Fiserv is “facing higher cost pressures in this environment,” Suchoski said. “There’s costs rising around wages and labor costs, there’s network costs that are going up. Layoffs might be one way to offset some of those pressures.”
Layoffs also wouldn't be surprising to industry consultant Cliff Gray, of Gray Consulting, given the competition Fiserv faces in the payments and fintech sector. “Stripe, Adyen and the like are eating their lunch, and it's only going to get worse,” Gray said in an email. “No shortage of bloat that's gotta go.”
Rising Fiserv costs
Fiserv’s total expenses in the second quarter amounted to $3.6 billion, compared to $3.4 billion in the year-ago quarter, according to a quarterly regulatory filing. For the first half of this year, that figure was $6.9 billion, compared to $6.7 billion in the year-earlier period.
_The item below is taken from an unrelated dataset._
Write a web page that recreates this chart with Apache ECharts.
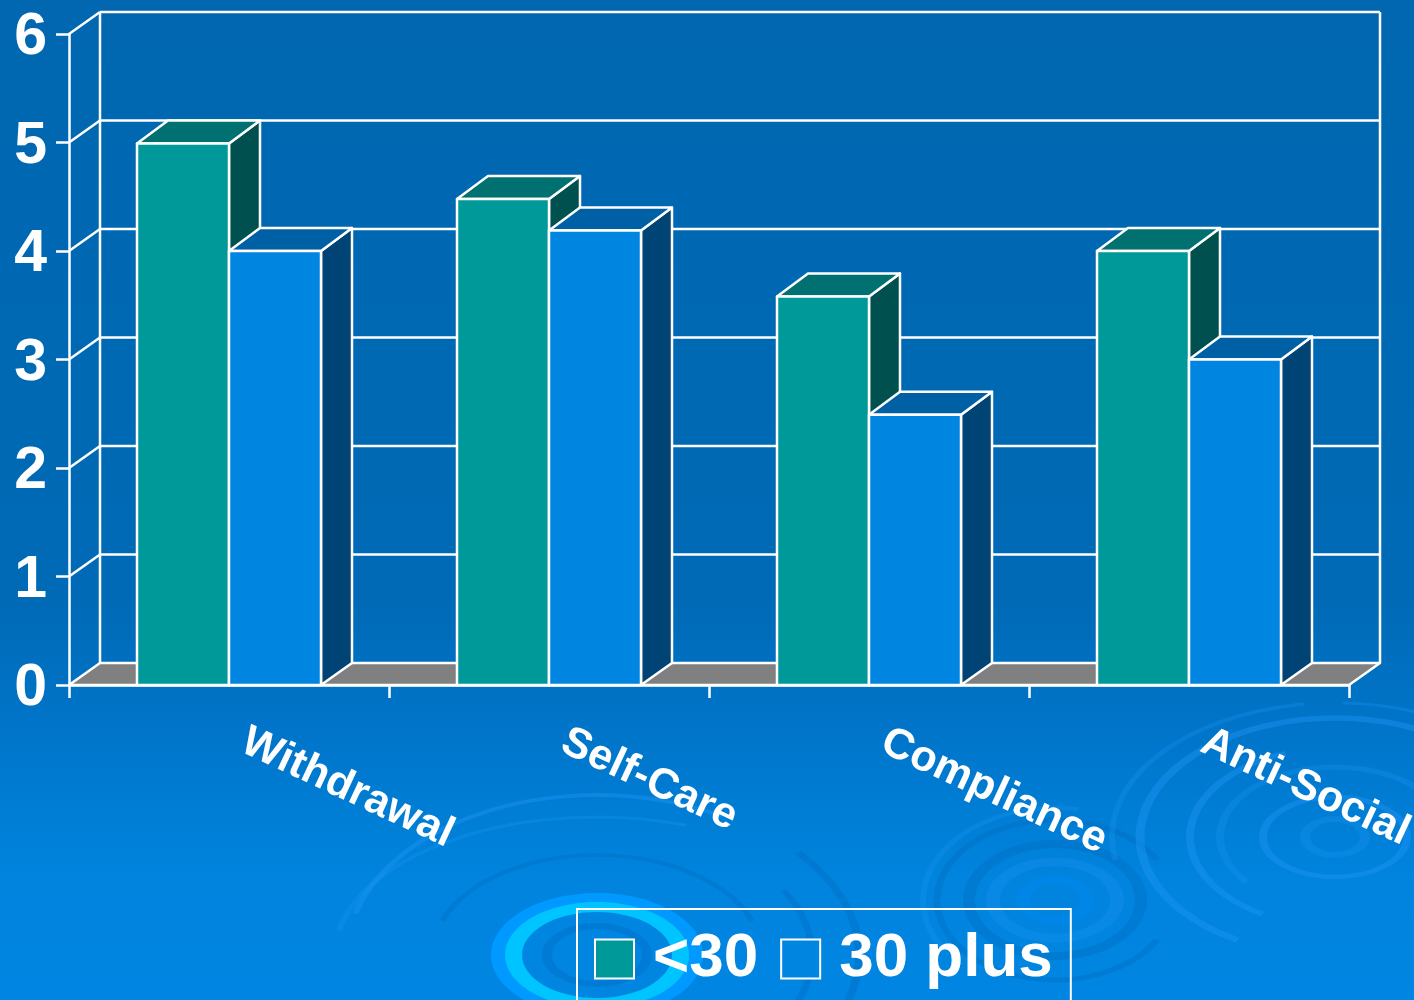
<!DOCTYPE html>
<html>
<head>
<meta charset="utf-8">
<style>html,body{margin:0;padding:0;background:#0085e2}#c{width:1414px;height:1000px}</style>
<script src="https://cdn.jsdelivr.net/npm/echarts@6/dist/echarts.min.js"></script>
</head>
<body>
<div id="c"></div>
<script>
var categories = ['Withdrawal', 'Self-Care', 'Compliance', 'Anti-Social'];
var under30 = [4.99, 4.48, 3.58, 4];
var plus30 = [4, 4.19, 2.49, 3];
var yTicks = [0, 1, 2, 3, 4, 5, 6];

var DX = 31, DY = 22, BAR = 92;
var FONT = '"Liberation Sans", Arial, sans-serif';
var WHITE = '#ffffff';
var LW = 2.5;

function ln(x1, y1, x2, y2) {
  return {type: 'line', shape: {x1: x1, y1: y1, x2: x2, y2: y2}, style: {stroke: WHITE, lineWidth: LW, fill: null}};
}
function poly(pts, fill) {
  return {type: 'polygon', shape: {points: pts}, style: {fill: fill, stroke: WHITE, lineWidth: LW, lineJoin: 'round'}};
}

function renderWall(params, api) {
  var g = params.coordSys;
  var v = api.value(0);
  var y = api.coord([0, v])[1];
  var left = g.x, right = g.x + g.width;
  var kids = [];
  if (v === 0) {
    kids.push(poly([[left, y], [left + DX, y - DY], [right + DX, y - DY], [right, y]], '#808080'));
  } else {
    kids.push(ln(left, y, left + DX, y - DY));
    kids.push(ln(left + DX, y - DY, right + DX, y - DY));
  }
  if (v === 6) {
    var y0 = api.coord([0, 0])[1];
    kids.push(ln(left + DX, y - DY, left + DX, y0 - DY));
    kids.push(ln(right + DX, y - DY, right + DX, y0 - DY));
  }
  return {type: 'group', children: kids};
}

function barRenderer(dir, front, top, side) {
  return function (params, api) {
    var cat = api.value(0), val = api.value(1);
    var c = api.coord([cat, val]), b = api.coord([cat, 0]);
    var x0 = dir < 0 ? c[0] - BAR : c[0];
    var x1 = x0 + BAR;
    var yt = c[1], yb = b[1];
    var dy = DY + 1;
    return {type: 'group', children: [
      poly([[x1, yb], [x1 + DX, yb - DY], [x1 + DX, yt - dy], [x1, yt]], side),
      poly([[x0, yt], [x0 + DX, yt - dy], [x1 + DX, yt - dy], [x1, yt]], top),
      poly([[x0, yt], [x1, yt], [x1, yb], [x0, yb]], front)
    ]};
  };
}

function ripple(cx, cy, rx, ry, w, color, a0, a1) {
  var r = Math.PI / 180;
  return {
    type: 'arc', silent: true, x: cx, y: cy, scaleY: ry / rx, z: -10,
    shape: {cx: 0, cy: 0, r: rx, startAngle: (a0 === undefined ? 0 : a0) * r, endAngle: (a1 === undefined ? 360 : a1) * r},
    style: {stroke: color, lineWidth: w, fill: null}
  };
}

var light = 'rgba(30,150,245,0.42)', dark = 'rgba(0,95,175,0.25)', faint = 'rgba(30,150,245,0.28)';
var decor = [
  {type: 'ellipse', silent: true, z: -10, shape: {cx: 597, cy: 955, rx: 106, ry: 62}, style: {fill: '#0099ff'}},
  {type: 'ellipse', silent: true, z: -10, shape: {cx: 597, cy: 955, rx: 92, ry: 53}, style: {fill: '#00c4ff'}},
  {type: 'ellipse', silent: true, z: -10, shape: {cx: 597, cy: 955, rx: 75, ry: 43}, style: {fill: '#0085e0'}},
  ripple(597, 955, 50, 29, 10, 'rgba(0,110,200,0.45)'),
  ripple(597, 955, 250, 160, 6, light, 195, 300),
  ripple(597, 955, 262, 138, 6, faint, 190, 290),
  ripple(597, 955, 165, 100, 6, dark, 200, 340),
  ripple(597, 955, 215, 130, 7, dark, -30, 60),
  ripple(597, 955, 262, 160, 8, dark, -40, 40),
  ripple(1055, 900, 32, 20, 14, 'rgba(0,135,235,0.6)'),
  ripple(1055, 900, 62, 38, 14, 'rgba(30,150,245,0.3)'),
  ripple(1055, 900, 86, 56, 12, dark),
  ripple(1055, 900, 118, 80, 7, dark, 30, 330),
  ripple(1055, 900, 132, 92, 6, faint, 150, 280),
  ripple(1335, 837, 30, 18, 10, faint),
  ripple(1335, 837, 72, 40, 8, light),
  ripple(1335, 837, 115, 70, 8, faint, 140, 350),
  ripple(1335, 837, 145, 89, 8, light, 120, 250),
  ripple(1335, 837, 195, 119, 9, light, 120, 345),
  ripple(1335, 837, 223, 134, 6, faint, 170, 262),
  ripple(1335, 837, 223, 134, 5, faint, 272, 330)
];

var option = {
  animation: false,
  backgroundColor: {
    type: 'linear', x: 0, y: 0, x2: 0, y2: 1,
    colorStops: [
      {offset: 0, color: '#0067b0'},
      {offset: 0.6, color: '#006ab6'},
      {offset: 0.72, color: '#0074c8'},
      {offset: 0.88, color: '#0084de'},
      {offset: 1, color: '#0085e2'}
    ]
  },
  graphic: {elements: decor},
  grid: {left: 69, right: 65, top: 34, bottom: 315, containLabel: false, outerBoundsMode: 'none'},
  legend: {
    left: 577, top: 909, orient: 'horizontal',
    padding: [19, 18, 40, 17],
    borderColor: WHITE, borderWidth: 2,
    itemWidth: 39, itemHeight: 39, itemGap: 22,
    icon: 'rect',
    selectedMode: false,
    textStyle: {color: WHITE, fontFamily: FONT, fontWeight: 'bold', fontSize: 62, verticalAlign: 'top', lineHeight: 7, padding: [0, 0, 0, 14]},
    data: [
      {name: '<30', itemStyle: {color: '#009999', borderColor: WHITE, borderWidth: 2}},
      {name: '30 plus', itemStyle: {color: '#0085e0', borderColor: WHITE, borderWidth: 2}}
    ]
  },
  xAxis: {
    type: 'category', data: categories,
    axisLine: {show: true, lineStyle: {color: WHITE, width: LW}},
    axisTick: {show: true, alignWithLabel: false, length: 13, lineStyle: {color: WHITE, width: LW}},
    axisLabel: {
      interval: 0, rotate: -25, margin: 48, color: WHITE,
      fontFamily: FONT, fontWeight: 'bold', fontSize: 43,
      padding: [0, 0, 0, 16]
    },
    z: 5
  },
  yAxis: {
    type: 'value', min: 0, max: 6, interval: 1,
    axisLine: {show: true, lineStyle: {color: WHITE, width: LW}},
    axisTick: {show: true, length: 13, lineStyle: {color: WHITE, width: LW}},
    axisLabel: {color: WHITE, fontFamily: FONT, fontWeight: 'bold', fontSize: 59, margin: 22, verticalAlign: 'top', lineHeight: 8},
    splitLine: {show: false},
    z: 5
  },
  series: [
    {type: 'custom', name: 'wall', silent: true, z: 1, clip: false,
     data: yTicks.map(function (v) { return [v]; }), encode: {y: 0}, renderItem: renderWall},
    {type: 'custom', name: '<30', silent: true, z: 2, clip: false, itemStyle: {color: '#009999'},
     data: under30.map(function (v, i) { return [i, v]; }), encode: {x: 0, y: 1},
     renderItem: barRenderer(-1, '#009999', '#007070', '#005050')},
    {type: 'custom', name: '30 plus', silent: true, z: 2, clip: false, itemStyle: {color: '#0085e0'},
     data: plus30.map(function (v, i) { return [i, v]; }), encode: {x: 0, y: 1},
     renderItem: barRenderer(1, '#0085e0', '#0060a6', '#004475')}
  ]
};
echarts.init(document.getElementById('c'), null, {renderer: 'canvas'}).setOption(option);
</script>
</body>
</html>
Last year, its fintech business operating margin benefited from “expense management initiatives across the segment, including lower personnel costs of approximately 60 basis points,” per a regulatory filing.
In reporting second-quarter results July 26, company executives cut the profit margin expansion they had expected for the year. But Fiserv Chief Financial Officer Bob Hau mentioned “levers we can pull right now.”
One of those levers could be job cuts, Wolfe Research Analyst Darrin Peller said in an interview last week. Fiserv is “probably going to try to find places to offset otherwise high inflation costs, and so they’re going to cut where they have to,” he said.
Since the First Data merger, Fiserv has closed about 100 U.S. offices, the Milwaukee Business Journal reported last November; the company wouldn’t name the locations it had closed or the number of workers affected. The company moved out of a 136,000 square feet space in Lake Mary, Florida last year, and cut more than 100 jobs in Dublin, Ohio in 2020.
“Like most major corporations, we regularly adjust our real estate strategy to the needs of our workforce and clients,” Cave said by email. She confirmed office closures in Lake Mary and Beaverton, Oregon, and said the Dublin office is “moving to another site in the local area.”